=== Task description ===
Extract only the first line of the listing and every line after it up to and including the one with "E_YTICKS = [0, 50, 100, 150, 200, 250, 300]". Omit the pictures.

=== Source data ===
★ ★ ★ ★

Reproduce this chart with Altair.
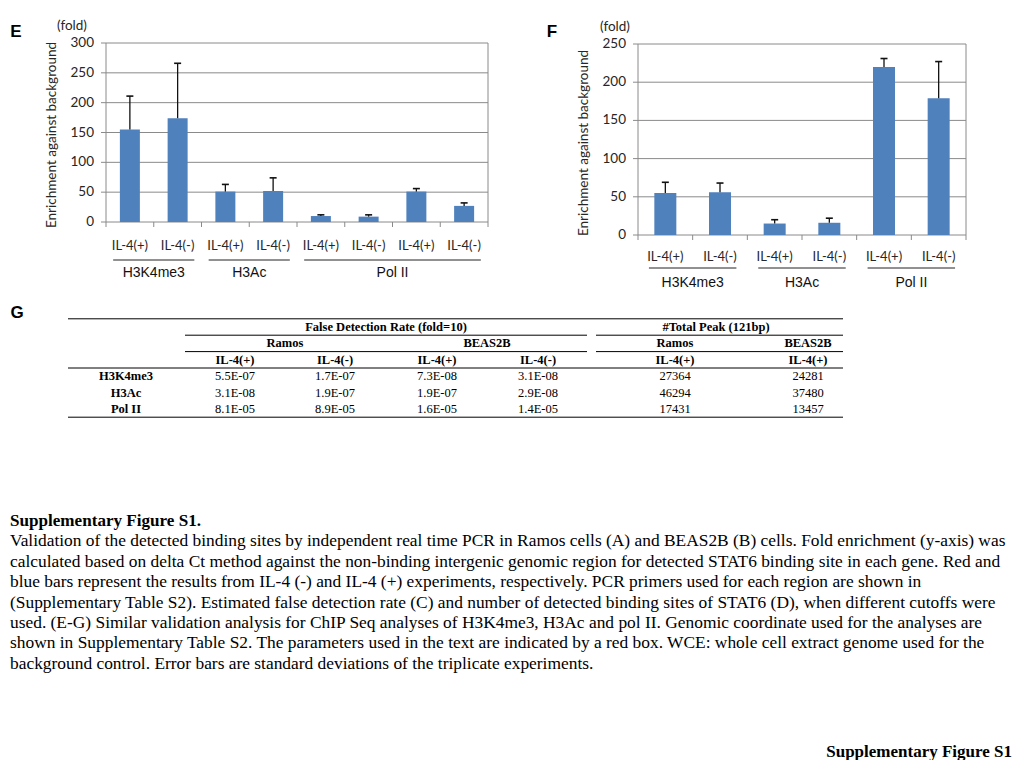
import altair as alt
import pandas as pd

# ---------------- data ----------------
E_GROUPS = ["H3K4me3", "H3K4me3", "H3Ac", "H3Ac", "Pol II", "Pol II", "Pol II", "Pol II"]
E_CONDS = ["IL-4(+)", "IL-4(-)", "IL-4(+)", "IL-4(-)", "IL-4(+)", "IL-4(-)", "IL-4(+)", "IL-4(-)"]
E_MEANS = [155, 174, 51, 52, 10, 9, 51, 27]
E_SDS = [56, 92, 12, 22, 2, 3, 5, 5]
E_YTICKS = [0, 50, 100, 150, 200, 250, 300]

F_GROUPS = ["H3K4me3", "H3K4me3", "H3Ac", "H3Ac", "Pol II", "Pol II"]
F_CONDS = ["IL-4(+)", "IL-4(-)", "IL-4(+)", "IL-4(-)", "IL-4(+)", "IL-4(-)"]
F_MEANS = [55, 56, 15, 16, 220, 179]
F_SDS = [14, 12, 5, 6, 11, 48]
F_YTICKS = [0, 50, 100, 150, 200, 250]

Y_TITLE = "Enrichment against  background"
UNIT = "(fold)"

TABLE_HEAD1 = ["False Detection Rate (fold=10)", "#Total  Peak (121bp)"]
TABLE_HEAD2 = ["Ramos", "BEAS2B", "Ramos", "BEAS2B"]
TABLE_HEAD3 = ["IL-4(+)", "IL-4(-)", "IL-4(+)", "IL-4(-)", "IL-4(+)", "IL-4(+)"]
TABLE_ROWS = ["H3K4me3", "H3Ac", "Pol II"]
FDR_RAMOS_PLUS = ["5.5E-07", "3.1E-08", "8.1E-05"]
FDR_RAMOS_MINUS = ["1.7E-07", "1.9E-07", "8.9E-05"]
FDR_BEAS_PLUS = ["7.3E-08", "1.9E-07", "1.6E-05"]
FDR_BEAS_MINUS = ["3.1E-08", "2.9E-08", "1.4E-05"]
PEAK_RAMOS = ["27364", "46294", "17431"]
PEAK_BEAS = ["24281", "37480", "13457"]

CAPTION_TITLE = "Supplementary Figure S1."
CAPTION_LINES = [
    "Validation of the detected binding sites by independent real time PCR in Ramos cells (A) and BEAS2B (B) cells. Fold enrichment (y-axis) was",
    "calculated based on delta Ct method against the non-binding intergenic genomic region for detected STAT6 binding site in each gene. Red and",
    "blue bars represent the results from IL-4 (-) and IL-4 (+) experiments, respectively. PCR primers used for each region are shown in",
    "(Supplementary Table S2). Estimated false detection rate (C) and number of detected binding sites of STAT6 (D), when different cutoffs were",
    "used. (E-G) Similar validation analysis for ChIP Seq analyses of H3K4me3, H3Ac and pol II. Genomic coordinate used for the analyses are",
    "shown in Supplementary Table S2. The parameters used in the text are indicated by a red box. WCE: whole cell extract genome used for the",
    "background control. Error bars are standard deviations of the triplicate experiments.",
]
FOOTER = "Supplementary Figure S1"

# ---------------- style ----------------
BLUE = "#4F81BD"
GRID = "#8a8a8a"
TXT = "#262626"
AXIS_FONT = "Lato"
GROUP_FONT = "Liberation Sans"
SERIF = "Liberation Serif"
AX_FS = 13.5
XLAB_FS = 13


def P(v):
    return v - 8  # page pixel -> chart pixel


def one(t):
    return pd.DataFrame({"t": [t]})


def panel(groups, conds, means, sds, yticks, xr, yr, bar_w, dy_lab, dy_line,
          dy_grp, margin, ylab_dx, fold_xy, letter, letter_xy, title_xy):
    n = len(means)
    ymax = yticks[-1]
    xs = alt.Scale(domain=[0, n], range=[P(xr[0]), P(xr[1])], nice=False, zero=False)
    ys = alt.Scale(domain=[0, ymax], range=[P(yr[0]), P(yr[1])], nice=False, zero=False)

    def X(f):
        return alt.X(f, type="quantitative", scale=xs, axis=None)

    def Y(f):
        return alt.Y(f, type="quantitative", scale=ys, axis=None)

    bar_df = pd.DataFrame({
        "slot": [i + 0.5 for i in range(n)],
        "mean": means,
        "top": [m + s for m, s in zip(means, sds)],
        "base": [0] * n,
        "cond": conds,
    })
    grid_df = pd.DataFrame({"val": yticks, "left": [0] * len(yticks), "right": [n] * len(yticks)})
    bound_df = pd.DataFrame({"k": list(range(n + 1)), "base": [0] * (n + 1)})
    frame_df = pd.DataFrame({"s": [0, n], "lo": [0, 0], "hi": [ymax, ymax]})

    g_rows = []
    for g in dict.fromkeys(groups):
        idx = [i for i, gg in enumerate(groups) if gg == g]
        i0, i1 = idx[0], idx[-1] + 1
        g_rows.append({"group": g, "g0": i0 + margin, "g1": i1 - margin,
                       "gc": (i0 + i1) / 2, "base": 0})
    grp_df = pd.DataFrame(g_rows)

    layers = [
        alt.Chart(grid_df).mark_rule(color=GRID, strokeWidth=1).encode(
            x=X("left"), x2="right", y=Y("val")),
        alt.Chart(grid_df).mark_rule(color=GRID, strokeWidth=1, xOffset=-5).encode(
            x=X("left"), x2="left", y=Y("val")),
        alt.Chart(frame_df).mark_rule(color=GRID, strokeWidth=1).encode(
            x=X("s"), y=Y("lo"), y2="hi"),
        alt.Chart(bound_df).mark_rule(color=GRID, strokeWidth=1, y2Offset=5).encode(
            x=X("k"), y=Y("base"), y2="base"),
        alt.Chart(grid_df).mark_text(align="right", baseline="middle", dx=ylab_dx,
                                     font=AXIS_FONT, fontSize=AX_FS, color=TXT).encode(
            x=X("left"), y=Y("val"), text=alt.Text("val:Q", format="d")),
        alt.Chart(bar_df).mark_bar(color=BLUE, size=bar_w).encode(
            x=X("slot"), y=Y("mean"), y2="base"),
        alt.Chart(bar_df).mark_rule(color="#111", strokeWidth=1.3).encode(
            x=X("slot"), y=Y("mean"), y2="top"),
        alt.Chart(bar_df).mark_rule(color="#111", strokeWidth=1.6, xOffset=-3.5, x2Offset=3.5).encode(
            x=X("slot"), x2="slot", y=Y("top")),
        alt.Chart(bar_df).mark_text(baseline="middle", dy=dy_lab, font=AXIS_FONT,
                                    fontSize=XLAB_FS, color=TXT).encode(
            x=X("slot"), y=Y("base"), text="cond:N"),
        alt.Chart(grp_df).mark_rule(color="#222", strokeWidth=1, yOffset=dy_line).encode(
            x=X("g0"), x2="g1", y=Y("base")),
        alt.Chart(grp_df).mark_text(baseline="middle", dy=dy_grp, font=GROUP_FONT,
                                    fontSize=14, color="#111").encode(
            x=X("gc"), y=Y("base"), text="group:N"),
        alt.Chart(one(UNIT)).mark_text(baseline="middle", font=AXIS_FONT, fontSize=AX_FS,
                                       color=TXT).encode(
            x=alt.value(P(fold_xy[0])), y=alt.value(P(fold_xy[1])), text="t:N"),
        alt.Chart(one(Y_TITLE)).mark_text(baseline="middle", angle=270, font=AXIS_FONT,
                                          fontSize=AX_FS, color=TXT).encode(
            x=alt.value(P(title_xy[0])), y=alt.value(P(title_xy[1])), text="t:N"),
        alt.Chart(one(letter)).mark_text(baseline="middle", font=GROUP_FONT, fontSize=17,
                                         fontWeight="bold", color="#000").encode(
            x=alt.value(P(letter_xy[0])), y=alt.value(P(letter_xy[1])), text="t:N"),
    ]
    return alt.layer(*layers)


panel_e = panel(E_GROUPS, E_CONDS, E_MEANS, E_SDS, E_YTICKS,
                xr=(101, 493), yr=(222, 43), bar_w=20, dy_lab=24, dy_line=38,
                dy_grp=51, margin=0.15, ylab_dx=-12, fold_xy=(72, 26), letter="E",
                letter_xy=(16, 32), title_xy=(52, 135))
panel_f = panel(F_GROUPS, F_CONDS, F_MEANS, F_SDS, F_YTICKS,
                xr=(633, 971), yr=(235, 44), bar_w=22, dy_lab=22, dy_line=33,
                dy_grp=47.5, margin=0.2, ylab_dx=-12, fold_xy=(615, 27), letter="F",
                letter_xy=(552, 32), title_xy=(584, 143))

# ---------------- table ----------------
row_scale = alt.Scale(domain=[-0.5, 5.5], range=[P(318.8), P(417.2)], nice=False, zero=False)


def RY(f):
    return alt.Y(f, type="quantitative", scale=row_scale, axis=None)


COL_X = [235, 335, 437, 538, 675, 808]
LABEL_X = 126
TBL_FS = 12.5

tbl_layers = []


def cell_layer(texts, rows, x, bold):
    df = pd.DataFrame({"t": texts, "row": rows})
    return alt.Chart(df).mark_text(baseline="middle", font=SERIF, fontSize=TBL_FS,
                                   fontWeight="bold" if bold else "normal",
                                   color="#000").encode(
        x=alt.value(P(x)), y=RY("row"), text="t:N")


# header row 0 (spanning titles)
for t, x in zip(TABLE_HEAD1, [386, 716]):
    tbl_layers.append(cell_layer([t], [0], x, True))
# header row 1
for t, x in zip(TABLE_HEAD2, [285, 487, 675, 808]):
    tbl_layers.append(cell_layer([t], [1], x, True))
# header row 2
for t, x in zip(TABLE_HEAD3, COL_X):
    tbl_layers.append(cell_layer([t], [2], x, True))
# row labels
tbl_layers.append(cell_layer(TABLE_ROWS, [3, 4, 5], LABEL_X, True))
# data columns
for col, x in zip([FDR_RAMOS_PLUS, FDR_RAMOS_MINUS, FDR_BEAS_PLUS, FDR_BEAS_MINUS,
                   PEAK_RAMOS, PEAK_BEAS], COL_X):
    tbl_layers.append(cell_layer(col, [3, 4, 5], x, False))

# table rules: (row boundary, x from, x to)
TABLE_RULES = [(-0.5, 68, 843), (0.5, 185, 587), (0.5, 596, 843),
               (1.5, 185, 587), (1.5, 596, 843), (2.5, 68, 843), (5.5, 68, 843)]
for r, a, b in TABLE_RULES:
    tbl_layers.append(
        alt.Chart(pd.DataFrame({"row": [r]})).mark_rule(color="#000", strokeWidth=1).encode(
            x=alt.value(P(a)), x2=alt.value(P(b)), y=RY("row")))

tbl_layers.append(
    alt.Chart(one("G")).mark_text(baseline="middle", font=GROUP_FONT, fontSize=17,
                                  fontWeight="bold", color="#000").encode(
        x=alt.value(P(17)), y=alt.value(P(313)), text="t:N"))

table = alt.layer(*tbl_layers)

# ---------------- caption ----------------
line_scale = alt.Scale(domain=[0, 7], range=[P(521), P(521 + 20.4 * 7)], nice=False, zero=False)
cap_df = pd.DataFrame({"t": CAPTION_LINES, "line": list(range(1, len(CAPTION_LINES) + 1))})
cap_title_df = pd.DataFrame({"t": [CAPTION_TITLE], "line": [0]})

caption = alt.layer(
    alt.Chart(cap_title_df).mark_text(align="left", baseline="middle", font=SERIF,
                                      fontSize=17.1, fontWeight="bold", color="#000").encode(
        x=alt.value(P(10)), y=alt.Y("line:Q", scale=line_scale, axis=None), text="t:N"),
    alt.Chart(cap_df).mark_text(align="left", baseline="middle", font=SERIF,
                                fontSize=17.4, color="#000").encode(
        x=alt.value(P(10)), y=alt.Y("line:Q", scale=line_scale, axis=None), text="t:N"),
)

footer = alt.Chart(one(FOOTER)).mark_text(align="right", baseline="alphabetic", font=SERIF,
                                          fontSize=17, fontWeight="bold", color="#000").encode(
    x=alt.value(P(1012)), y=alt.value(P(756.5)), text="t:N")

chart = alt.layer(panel_e, panel_f, table, caption, footer).resolve_scale(
    x="independent", y="independent"
).properties(
    width=1008, height=752, padding=0,
    autosize=alt.AutoSizeParams(type="none"),
    background="white",
).configure_view(strokeWidth=0)

chart.save("out.html", embed_options={"renderer": "svg", "actions": False})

★ ★ ★ ★

=== Written response ===
Reproduce this chart with Altair.
import altair as alt
import pandas as pd

# ---------------- data ----------------
E_GROUPS = ["H3K4me3", "H3K4me3", "H3Ac", "H3Ac", "Pol II", "Pol II", "Pol II", "Pol II"]
E_CONDS = ["IL-4(+)", "IL-4(-)", "IL-4(+)", "IL-4(-)", "IL-4(+)", "IL-4(-)", "IL-4(+)", "IL-4(-)"]
E_MEANS = [155, 174, 51, 52, 10, 9, 51, 27]
E_SDS = [56, 92, 12, 22, 2, 3, 5, 5]
E_YTICKS = [0, 50, 100, 150, 200, 250, 300]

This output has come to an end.